A Critical Point?
(This essay was written by silver analyst Theodore Butler, an independent consultant. Investment Rarities does not necessarily endorse these views, which may or may not prove to be correct.)
Here are a few brief observations on the current market structure, as depicted in the most recent Commitment of Traders Report (COT), for positions held as of the close of business May 6. On the surface, there were no big surprises, with slight reductions being recorded in the total net commercial short positions in both COMEX silver and gold futures.
As last week’s article predicted, there was some moderation in the true net concentrated position of the largest traders in the silver market, due to actual contract liquidation and the mechanical contract liquidation as a result of deliveries on the May contract. For those keeping score, the true percentage for the 8 largest traders of the entire COMEX silver futures market (after subtracting all spread positions) dropped to 79% from 83%. While I still believe that 83% will prove to be a high-water mark, 79% is just as outrageous for a concentration in any futures market.
Incidentally, the percentage of the entire market for COMEX gold futures (ex-spreads) held by the 8 largest traders was also 79% (up from 77% the week before). In both gold and silver, the true 79% concentration of the 8 largest short traders is some 50% greater than the reported concentration because the reported figure does not remove all spread transactions. I’m starting to think that only the regulators are fooled by this obvious ruse.
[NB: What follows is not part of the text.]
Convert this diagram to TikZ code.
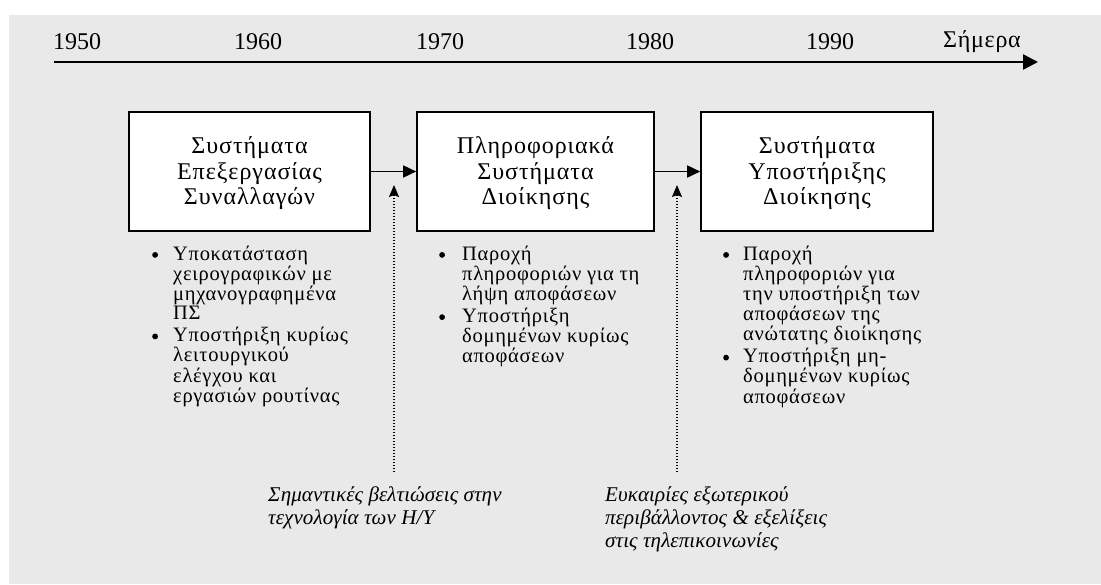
\documentclass[tikz,border=0pt]{standalone}
\usepackage{fontspec}
\setmainfont{Liberation Serif}
\usetikzlibrary{arrows.meta}
\definecolor{panel}{HTML}{E9E9E9}
\newcommand\itemmark{\raisebox{2.2pt}{\tikz\fill (0,0) circle[radius=2.9pt];}}
\begin{document}
\begin{tikzpicture}[x=1pt,y=-1pt,
  year/.style={font=\fontsize{24}{26}\selectfont, inner sep=0pt},
  sysbox/.style={draw, line width=1.6pt, fill=white, align=center,
    minimum height=119pt, inner sep=0pt,
    font=\fontsize{24}{25.5}\selectfont\addfontfeature{LetterSpace=4}},
  flow/.style={line width=1.6pt, -{Triangle[length=13pt,width=12pt]}},
  influence/.style={line width=1.4pt, dash pattern=on 1.4pt off 1.6pt,
    -{Stealth[length=12pt,width=10pt,inset=2pt]}},
  bullets/.style={anchor=base west, inner sep=0pt,
    font=\fontsize{20.5}{19.3}\selectfont\addfontfeature{LetterSpace=3.5}},
  remark/.style={anchor=base west, inner sep=0pt,
    font=\fontsize{21}{23}\selectfont\itshape\addfontfeature{LetterSpace=0.5}}
]
\useasboundingbox (0,0) rectangle (1101,584);
\fill[white] (0,0) rectangle (1101,584);
\fill[panel] (9,15) rectangle (1101,584);

% time axis
\coordinate (axisstart) at (54,62);
\coordinate (axisend) at (1038,62);
\draw[line width=2.6pt, -{Triangle[length=15pt,width=15pt]}] (axisstart) -- (axisend);
\node[year] (y1950) at (77,42) {1950};
\node[year] (y1960) at (258,42) {1960};
\node[year] (y1970) at (440,42) {1970};
\node[year] (y1980) at (650,42) {1980};
\node[year] (y1990) at (830,42) {1990};
\node[year] (ynow)  at (982,42) {\addfontfeature{LetterSpace=3}Σήμερα};

% the three generations of systems
\node[sysbox, minimum width=241pt] (tps) at (249.5,171.5)
  {\raisebox{-2.5pt}[\height][\depth]{\begin{tabular}{@{}c@{}}Συστήματα\\Επεξεργασίας\\Συναλλαγών\end{tabular}}};
\node[sysbox, minimum width=237pt] (mis) at (535.5,171.5)
  {\raisebox{-2.5pt}[\height][\depth]{\begin{tabular}{@{}c@{}}Πληροφοριακά\\Συστήματα\\Διοίκησης\end{tabular}}};
\node[sysbox, minimum width=232pt] (dss) at (817,171.5)
  {\raisebox{-2.5pt}[\height][\depth]{\begin{tabular}{@{}c@{}}Συστήματα\\Υποστήριξης\\Διοίκησης\end{tabular}}};
\draw[flow] (tps) -- (mis);
\draw[flow] (mis) -- (dss);

% driving factors
\coordinate (f1foot) at (394,472);
\coordinate (f1tip) at (394,185);
\coordinate (f2foot) at (677,472);
\coordinate (f2tip) at (677,185);
\draw[influence] (f1foot) -- (f1tip);
\draw[influence] (f2foot) -- (f2tip);

% characteristics of each generation
\node[bullets] (tpsnotes) at (152,260) {%
  \begin{tabular}[t]{@{}p{21pt}@{}l@{}}
  \itemmark & Υποκατάσταση\\
   & χειρογραφικών με\\
   & μηχανογραφημένα\\
   & ΠΣ\\[1.5pt]
  \itemmark & Υποστήριξη κυρίως\\
   & λειτουργικού\\
   & ελέγχου και\\
   & εργασιών ρουτίνας
  \end{tabular}};
\node[bullets] (misnotes) at (439,260) {%
  \begin{tabular}[t]{@{}p{23pt}@{}l@{}}
  \itemmark & Παροχή\\
   & πληροφοριών για τη\\
   & λήψη αποφάσεων\\[1.5pt]
  \itemmark & Υποστήριξη\\
   & δομημένων κυρίως\\
   & αποφάσεων
  \end{tabular}};
\node[bullets] (dssnotes) at (723,260) {%
  \begin{tabular}[t]{@{}p{20pt}@{}l@{}}
  \itemmark & Παροχή\\
   & πληροφοριών για\\
   & την υποστήριξη των\\
   & αποφάσεων της\\
   & ανώτατης διοίκησης\\[1.5pt]
  \itemmark & Υποστήριξη μη-\\
   & δομημένων κυρίως\\
   & αποφάσεων
  \end{tabular}};

% labels of the driving factors
\node[remark] (f1text) at (268,501)
  {\begin{tabular}[t]{@{}l@{}}Σημαντικές βελτιώσεις στην\\τεχνολογία των Η/Υ\end{tabular}};
\node[remark] (f2text) at (605,501)
  {\begin{tabular}[t]{@{}l@{}}Ευκαιρίες εξωτερικού\\περιβάλλοντος \& εξελίξεις\\στις τηλεπικοινωνίες\end{tabular}};
\end{tikzpicture}
\end{document}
Beneath the surface, however, there were some unusual developments. In silver, the most notable development was that the raptors (the 9+ commercials, other than the 8 largest traders) appeared to take delivery of the majority of the first week’s silver deliveries. I hadn’t seen that before, and it does raise the question of why take delivery? Just about any answer to that question would appear to be bullish.
But it was in gold that the most notable developments occurred and also involved the gold raptors. For the first time I can recall, the 4 largest gold traders sold short a significant number of contracts (7,000) on a general price decline during the reporting week. (While gold prices finished flat Tuesday through Tuesday, three successive multi-month price lows were recorded during that period). This raised the big 4’s net short position to a record 180,000+ contracts.
Never, in my memory, had the largest gold short traders sold on the downside. This does increase their determination to artificially depress prices. One of the standard lines from the CFTC has always been that the large short traders can’t be manipulating the price because they always buy on sell-offs. I’d like to see the Commission spin this development.
Even more interesting was that the gold raptors (the 9+ commercial traders) bought what the big 4 sold short. In fact, these raptors now hold a near record net long position, against the big 4’s record short position. Talk about a dichotomy – commercial against commercial. Since there is no precedent for this match-up, there is no historical track record to offer guidance on the resolution. But it does suggest we are at a critical point.
Also suggestive that we may be at some type of inflection point is how the market structure has evolved since the highs in gold and silver, both in price and extremes in the commercial net short positions, over the past couple of months.
In silver, on a subsequent peak to trough price decline of more than $5, the total commercial net short position declined about 18,000 contracts (90 million ounces) from the COT for positions held as of February 19. There were commensurate reductions in the concentrated net short positions of the 4 and 8 largest traders, although these concentrations are still obscenely high and provide clear evidence of a manipulative crime in progress. As previously reported, there was no liquidation at all in the big silver ETF, only increases in metal holdings. Near term volatility and today’s jam-job to the downside aside, it feels more and more to me that silver may explode shortly.
In gold, the situation is somewhat different. On a peak to trough price decline of $180, there was significant liquidation both in the total commercial net short position in COMEX futures of 70,000 contracts (7 million ounces), and in the big gold ETF of another 2.6 million ounces. Yet, in spite of such significant gold liquidation, the 4 largest shorts actually increased their net short position, as indicated above, to the largest amount ever. This highlights the issue of concentration in gold like never before. While some gold people appear to be awakening to this clear proof of manipulation, most still overlook it.
Finally, I have reached a critical point in deciding what to do next to attempt to terminate this ongoing manipulation. Many of you have written to me asking what can be done or offering suggestions on what to do. While I still believe that the CFTC may comment on this issue shortly, and I have held back awaiting those comments, I have less belief that there will be any substantive change from their past directives. I do hope I am wrong. Anticipating that the regulators will not move to terminate the clear crime in progress. I will shortly disclose my new attempt and ask for your help in its implementation. While there are no guarantees of success, I don’t think you will be disappointed.